Cat Sebastian has crafted a very well-balanced tale in which the relationship between the protagonists takes centre stage, while also offering an intriguing sub-plot about the blackmail investigation. As I said at the outset, she takes a look at the inequality in a justice system that permitted the upper classes to – sometimes literally – get away with murder while it would hang a starving man for stealing a crust. And worse, a system that would turn a blind eye to a woman trapped in an abusive marriage or a woman being threatened in the vilest terms. But there is no heavy-handed sermonising or info-dumping; her observations are seamlessly incorporated into the plot, adding richness and colour to an already readable and entertaining story.

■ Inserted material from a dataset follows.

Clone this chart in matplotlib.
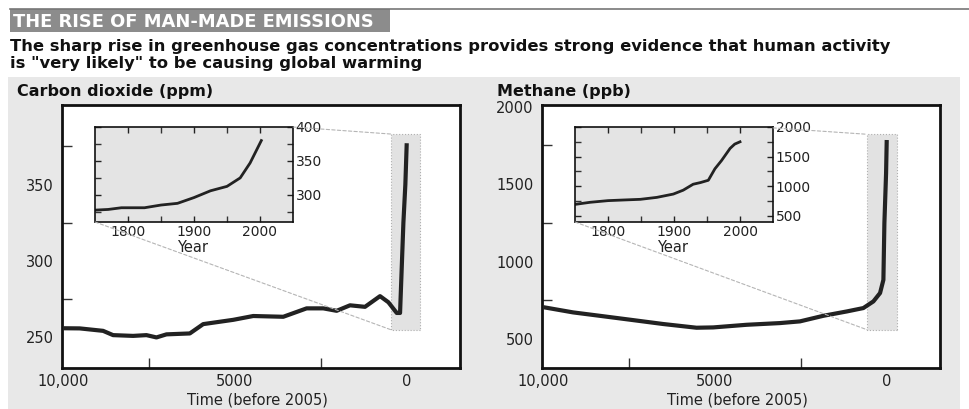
import matplotlib
matplotlib.use("Agg")
import matplotlib.pyplot as plt
from matplotlib.patches import Rectangle, ConnectionPatch
from matplotlib.lines import Line2D

plt.rcParams['font.family'] = ['DejaVu Sans']

W, H = 969, 409

# main series, years before 2005
co2_years = [10000, 9515, 8835, 8544, 7961, 7573, 7282, 6990, 6311, 5922, 5049, 4466,
             3592, 2913, 2427, 2039, 1650, 1214, 777, 534, 291, 194, 97, 40, 0]
co2_ppm = [256, 255.9, 254.3, 251.5, 251, 251.5, 250, 252, 252.6, 258.7, 261.5, 264,
           263.5, 269, 269, 267.4, 271, 270, 277, 273, 266, 266, 325, 350, 377]

ch4_years = [10000, 9126, 8350, 7476, 6505, 5534, 5049, 4078, 3107, 2524, 1845, 1165,
             680, 388, 194, 97, 68, 19, 0]
ch4_ppb = [706, 672, 650, 625, 597, 573, 575, 592, 603, 614, 650, 678,
           700, 743, 797, 882, 1248, 1570, 1785]

# inset series, calendar years
co2_inset_year = [1750, 1770, 1790, 1825, 1850, 1875, 1900, 1925, 1950, 1970, 1985, 2002]
co2_inset_ppm = [277.5, 278.5, 281, 281, 285, 287.5, 296, 306, 312.5, 325, 347, 380]

ch4_inset_year = [1751, 1773, 1800, 1824, 1849, 1874, 1899, 1914, 1929, 1940, 1952,
                  1962, 1972, 1985, 1992, 2000]
ch4_inset_ppb = [694, 728, 756, 767, 778, 811, 867, 933, 1033, 1061, 1100,
                 1294, 1433, 1639, 1711, 1750]

panels = [
    dict(title="Carbon dioxide (ppm)", x=co2_years, y=co2_ppm, ylim=(230, 402),
         yticks=[250, 300, 350], yminor=[275, 325, 375], shade=(456, -388, 255, 383),
         ix=co2_inset_year, iy=co2_inset_ppm, iylim=(260, 400), iyticks=[300, 350, 400],
         iyminor=[275, 325, 375], left=62),
    dict(title="Methane (ppb)", x=ch4_years, y=ch4_ppb, ylim=(313, 2011),
         yticks=[500, 1000, 1500, 2000], yminor=[750, 1250, 1750], shade=(573, -301, 560, 1822),
         ix=ch4_inset_year, iy=ch4_inset_ppb, iylim=(395, 1985), iyticks=[500, 1000, 1500, 2000],
         iyminor=[750, 1250, 1750], left=542),
]


def px(x, y, w, h):
    return [x / W, 1 - (y + h) / H, w / W, h / H]


fig = plt.figure(figsize=(W / 100, H / 100), dpi=100)
fig.patch.set_facecolor('white')

# header
fig.add_artist(Rectangle((8 / W, 1 - 409 / H), 952 / W, 332 / H, transform=fig.transFigure,
                         facecolor='#e8e8e8', edgecolor='none', zorder=-1))
fig.add_artist(Rectangle((10 / W, 1 - 32 / H), 380 / W, 23 / H, transform=fig.transFigure,
                         facecolor='#8c8c8c', edgecolor='none', zorder=-1))
fig.add_artist(Line2D([10 / W, 1], [1 - 9 / H, 1 - 9 / H], transform=fig.transFigure,
                      color='#777777', lw=1.2))
fig.text(13 / W, 1 - 27 / H, "THE RISE OF MAN-MADE EMISSIONS", color='white',
         fontsize=12.9, fontweight='bold', va='baseline', ha='left')
fig.text(10 / W, 1 - 51 / H, "The sharp rise in greenhouse gas concentrations provides strong evidence that human activity",
         fontsize=11.8, fontweight='bold', va='baseline', ha='left', color='#111111')
fig.text(10 / W, 1 - 68 / H, 'is "very likely" to be causing global warming',
         fontsize=11.8, fontweight='bold', va='baseline', ha='left', color='#111111')

for p in panels:
    L = p['left']
    fig.text((L - 45) / W, 1 - 96 / H, p['title'], fontsize=11.5, fontweight='bold',
             va='baseline', ha='left', color='#111111')

    ax = fig.add_axes(px(L, 105, 398, 263))
    ax.set_facecolor('white')
    ax.set_xlim(10030, -1550)
    ax.set_ylim(*p['ylim'])
    for s in ax.spines.values():
        s.set_linewidth(2.0)
        s.set_color('#111111')

    x0, x1, y0, y1 = p['shade']
    ax.add_patch(Rectangle((x1, y0), x0 - x1, y1 - y0, facecolor='#e2e2e2',
                           edgecolor='#b0b0b0', lw=0.8, ls=':', zorder=1))
    ax.plot(p['x'], p['y'], color='#222222', lw=3.0, solid_capstyle='butt', zorder=3)

    ax.set_xticks([10000, 5000, 0])
    ax.set_xticklabels(["10,000", "5000", "0"])
    ax.set_xticks([7500, 2500], minor=True)
    ax.set_yticks(p['yticks'])
    ax.set_yticks(p['yminor'], minor=True)
    ax.tick_params(which='major', length=0, labelsize=10.5, colors='#222222', pad=6)
    ax.tick_params(axis='x', which='major', pad=4)
    ax.tick_params(which='minor', direction='in', length=7, width=1, color='#333333')
    ax.set_xlabel("Time (before 2005)", fontsize=10.5, color='#222222')
    ax.xaxis.set_label_coords(0.49, -0.094)

    ins = fig.add_axes(px(L + 33, 127, 198, 95))
    ins.set_facecolor('#e4e4e4')
    ins.set_xlim(1750, 2050)
    ins.set_ylim(*p['iylim'])
    for s in ins.spines.values():
        s.set_linewidth(1.2)
        s.set_color('#111111')
    ins.plot(p['ix'], p['iy'], color='#222222', lw=2.0)
    ins.set_xticks([1800, 1900, 2000])
    ins.set_xticks([1850, 1950], minor=True)
    ins.set_yticks(p['iyticks'])
    ins.set_yticks(p['iyminor'], minor=True)
    ins.yaxis.tick_right()
    ins.tick_params(which='both', direction='in', length=4, width=1, color='#333333',
                    top=True, bottom=True, left=True, right=True)
    ins.tick_params(which='major', labelsize=10, colors='#222222', pad=2)
    ins.tick_params(axis='y', labelleft=False, labelright=True)
    ins.set_xlabel("Year", fontsize=10.5, color='#222222')
    ins.xaxis.set_label_coords(0.495, -0.185)

    ylo, yhi = p['iylim']
    for a, b in [((2050, yhi), (x0, y1)), ((1750, ylo), (x0, y0))]:
        con = ConnectionPatch(xyA=a, coordsA=ins.transData, xyB=b, coordsB=ax.transData,
                              color='#b5b5b5', lw=0.8, ls=(0, (3, 2)))
        con.set_zorder(0.5)
        fig.add_artist(con)

fig.savefig("out.png", dpi=100)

But there’s no question that Jack and Oliver’s romance is at the heart of this book, and it’s by turns funny, tender, sexy, and wonderfully romantic. The two men complement each other in terms of their personalities and outlook; Jack is all rough edges, where Oliver is polished politeness and charm; Jack is outspoken where Oliver is more considered – and they make a terrific couple. I particularly liked their playfulness with each other, and the sense that, in spite of the class difference, they are equals in the relationship. I’ve not read m/m romance very widely, but in some I’ve read there is one experienced character and one who is less so or perhaps somewhat uncomfortable with his sexuality. It’s refreshing to see that isn’t the case here, and I really liked how, despite his blushes, Oliver is shown to be every bit as comfortable with himself and his preferences as Jack – and, when called for, just as naughty 😉 Even though they hide things from each other to start with, once they get to know and accept one another, there’s a lovely honesty to their relationship, a true caring that goes deeper than lust or attraction, and Ms. Sebastian has done a superb job in conveying that depth through their words and actions.

The Soldier’s Scoundrel captivated me from start to finish and is most definitely going on to my keeper shelf. The central romance is wonderfully portrayed, the characterisation is excellent and I loved Oliver and Jack to bits. I can’t wait for more from Ms. Sebastian and am eagerly awaiting her next book – about Jack’s flamboyant brother, Georgie – next year.